Another Black Mask title that has been making waves for all the right reasons is Black, which asks the intriguing question, what if only black people had superpowers? The book was created by Kwanza Osajyefo and Tim Smith 3 and was inspired by Osajyefo's experiences working in comic books but not seeing many staff members who were people of color, LGBTQ or women. It is, he says, a very male-dominated industry, and that lack of diversity is reflected heavily in the stories that are being told.
“It became very clear to me that the reason I wasn't seeing myself and characters of color in comic books is because there were very few in the business,” he says. “I was a fan of things like the Avengers, the X-Men and stuff like that, and all superhero books have these characters who are outsiders on some level. The difference being, particularly with the X-Men, they can take these costumes off and move about through normal society. Nobody's going to give them any guff. With stories like that attempting to be analogies or parables for discrimination, it just fell flat to me. It literally made me think, what if only black people had superpowers? That's the tagline for Black. Once that sentence emerged in my mind, it was sort of like an explosion.”
The story is about a young man named Kareem Jenkins who gets misidentified by the police, shot and killed. Unlike in real life, he comes back to life with superpowers and finds that he's part of a small group of people who have had powers for centuries. He has to decide if he's going to help keep it a secret, or if he's going to be out and proud about who he is and what he can do.
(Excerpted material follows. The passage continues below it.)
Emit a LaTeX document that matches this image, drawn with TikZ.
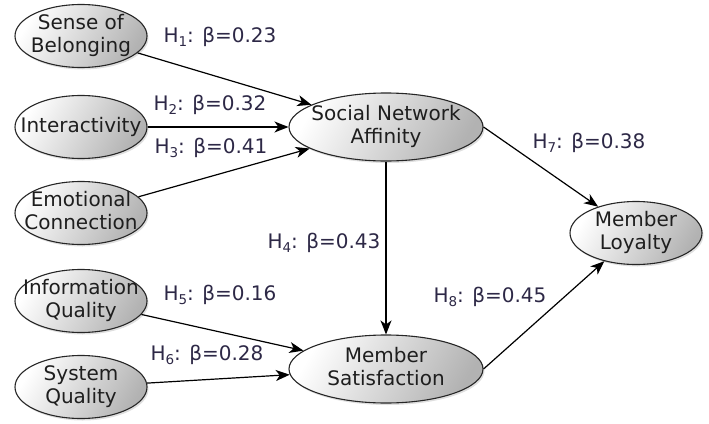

Black led to spinoff titles that took the concept in other, equally intriguing directions. One of those is America's Sweetheart, within which it is revealed that the most powerful being in the world is a black woman.
“With America's Sweetheart, I wanted to expand the line,” Osajyefo says. “It was about thinking, there are black people who really do believe in America, what it can stand for and what it can be. It intrigued me to think about a young, superpowered black girl who really believes and is intrinsically good herself. She sees the best in people, she wants to be a hero, wants to make people at peace with the idea that there are suddenly superpowered black people. So she puts on the patriotic suit and decides to go out there and become a superhero, and help.”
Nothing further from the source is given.